Part B./C. Pharmaceutical science and applied project

Student complete:

• PSC2012 Molecular pharmacology
• PSC2322 Molecular cell biology
• PSC2332 Disease focused pharmacology - peripheral

One of the following units:

• PSC2122 Synthetic organic chemistry
• PSC2132 Introduction to spectroscopy
• PSC2142 Computational chemistry
• PSC2222 Formulation chemistry

Plus the following units:

• PSC3311 Microbiology and immunology
• PSC3321 Disease focused pharmacology - CNS
• PSC3111 Molecular basis of drug action
• PSC3041 Applied analytical methods
• PSC3112 Drug discovery and development
• PSC3322 Current aspects of cancer biology

Part C. Honours research program (60 points)

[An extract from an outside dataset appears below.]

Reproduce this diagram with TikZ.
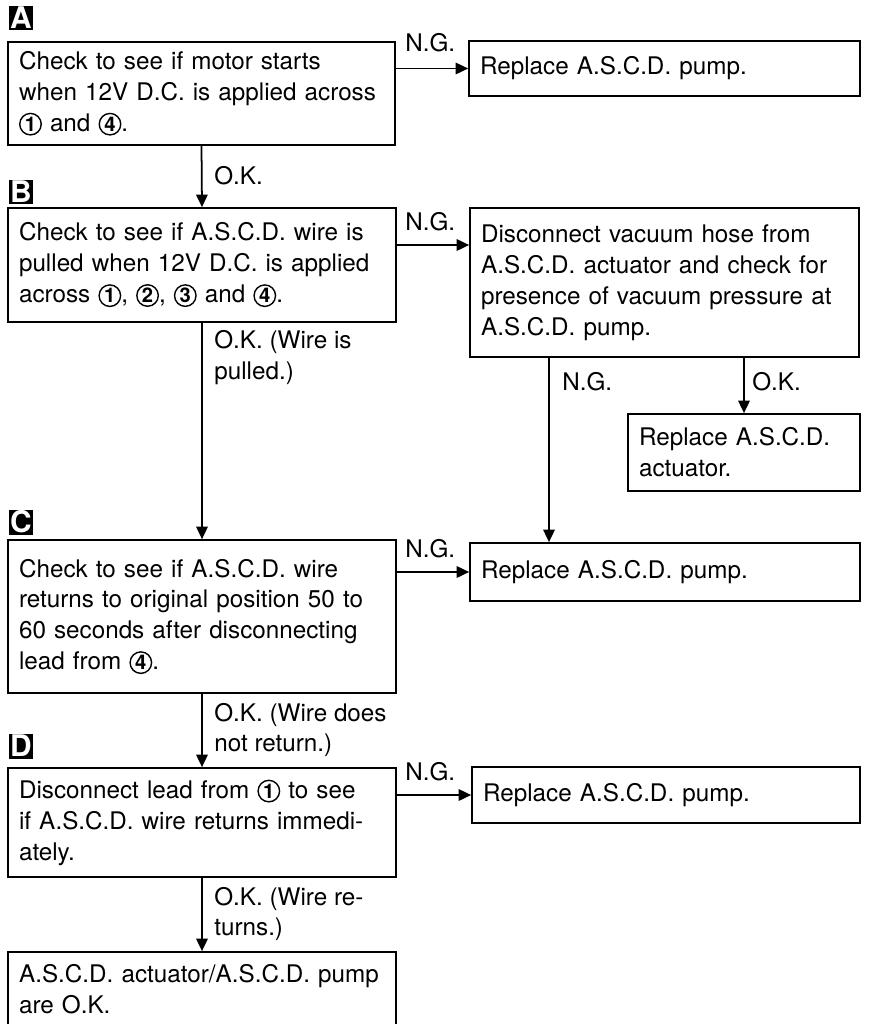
\documentclass[tikz,border=0pt]{standalone}
\usepackage{fontspec}
\setmainfont{TeX Gyre Heros}
\usetikzlibrary{arrows.meta}

% circled terminal number
\newcommand{\cnum}[1]{\tikz[baseline=(n.base)]\node[draw,circle,line width=0.8pt,inner sep=0pt,minimum size=0.43cm,font=\bfseries\fontsize{11.5}{11.5}\selectfont] (n) {#1};}

\begin{document}
\begin{tikzpicture}[x=0.02cm, y=-0.02cm,
		box/.style 2 args={draw, line width=1pt, inner xsep=0.22cm, inner ysep=0pt, align=left, text width=#1, minimum height=#2, font=\fontsize{13.8}{17.6}\selectfont},
		letterbox/.style={fill=black, text=white, inner sep=0pt, minimum size=0.5cm, font=\bfseries\fontsize{17}{17}\selectfont},
		lbl/.style={anchor=west, align=left, inner sep=0pt, font=\fontsize{13.8}{17.6}\selectfont},
		arr/.style={-{Triangle[length=0.25cm, width=0.23cm]}, line width=1pt}]
	\useasboundingbox (0,0) rectangle (869,1024);
	
	% left column
	\node[letterbox] (mA) at (21,18) {A};
	\node[box={7.30cm}{2.06cm}] (a) at (201.5,93.5) {Check to see if motor starts\\when 12V D.C. is applied across\\\cnum{1} and \cnum{4}.};
	\node[letterbox] (mB) at (21,192) {B};
	\node[box={7.32cm}{2.28cm}] (b) at (202,265) {Check to see if A.S.C.D. wire is\\pulled when 12V D.C. is applied\\across \cnum{1}, \cnum{2}, \cnum{3} and \cnum{4}.};
	\node[letterbox] (mC) at (21,522) {C};
	\node[box={7.32cm}{3.06cm}] (c) at (202,616.5) {Check to see if A.S.C.D. wire\\returns to original position 50 to\\60 seconds after disconnecting\\lead from \cnum{4}.};
	\node[letterbox] (mD) at (21,746) {D};
	\node[box={7.32cm}{2.18cm}] (d) at (202,822.5) {Disconnect lead from \cnum{1} to see\\if A.S.C.D. wire returns immedi-\\ately.};
	\node[box={7.32cm}{1.48cm}] (ok) at (202,989) {A.S.C.D. actuator/A.S.C.D. pump\\are O.K.};
	
	% right column
	\node[box={7.38cm}{1.10cm}] (pa) at (664.5,68.5) {Replace A.S.C.D. pump.};
	\node[box={7.34cm}{2.98cm}] (v) at (664.5,282.5) {Disconnect vacuum hose from\\A.S.C.D. actuator and check for\\presence of vacuum pressure at\\A.S.C.D. pump.};
	\node[box={4.20cm}{1.54cm}] (act) at (744,452.5) {Replace A.S.C.D.\\actuator.};
	\node[box={7.36cm}{1.16cm}] (pc) at (665,572) {Replace A.S.C.D. pump.};
	\node[box={7.32cm}{1.12cm}] (pd) at (666,795) {Replace A.S.C.D. pump.};
	
	% connectors
	\coordinate (bng) at (396,245);
	\coordinate (vng) at (549,357);
	\draw[arr] (a.east |- pa.west) -- (pa.west);
	\draw[arr] (a.south) -- (b.north);
	\draw[arr] (bng) -- (bng -| v.west);
	\draw[arr] (b.south) -- (c.north);
	\draw[arr] (act.north |- v.south) -- (act.north);
	\draw[arr] (vng) -- (vng |- pc.north);
	\draw[arr] (c.east |- pc.west) -- (pc.west);
	\draw[arr] (c.south) -- (d.north);
	\draw[arr] (d.east |- pd.west) -- (pd.west);
	\draw[arr] (d.south) -- (ok.north);
	
	% labels
	\node[lbl] (ngA) at (405,43) {N.G.};
	\node[lbl] (okA) at (214,176) {O.K.};
	\node[lbl] (ngB) at (405,222) {N.G.};
	\node[lbl] (okB) at (214,358) {O.K. (Wire is\\pulled.)};
	\node[lbl] (ngV) at (562,382) {N.G.};
	\node[lbl] (okV) at (752,382) {O.K.};
	\node[lbl] (ngC) at (405,549) {N.G.};
	\node[lbl] (okC) at (214,730) {O.K. (Wire does\\not return.)};
	\node[lbl] (ngD) at (405,772) {N.G.};
	\node[lbl] (okD) at (214,914) {O.K. (Wire re-\\turns.)};
\end{tikzpicture}
\end{document}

Students complete the pre honours research project (12 points) specified for their specialisation in semester 2 of their third year and the remaining units (48 points) in their final year.

Formulation science

• PSC3532 Formulation science pre honours research project (12 points)
• PSC4211 Advanced formulation science (12 points)
• PSC4212 Research in formulation science (36 points)

Medicinal chemistry

• PSC3432 Medicinal chemistry pre honours research project (12 points)
• PSC4111 Advanced medicinal chemistry 12 points)
• PSC4112 Research in medicinal chemistry (36 points)

Drug discovery biology

• PSC3532 Drug discovery biology pre honours research project (12 points)
• PSC4311 Advanced drug discovery biology (12 points)
• PSC4312 Research in drug discovery biology (36 points)

Minimum grade for course completion

Students in this course are required to maintain at least a distinction average of 70 per cent or above as their weighted average mark (WAM) to remain in the course. The average is a cumulative course average. Should the WAM fall below the required standard students will be transferred to 2894 Bachelor of Pharmaceutical Science.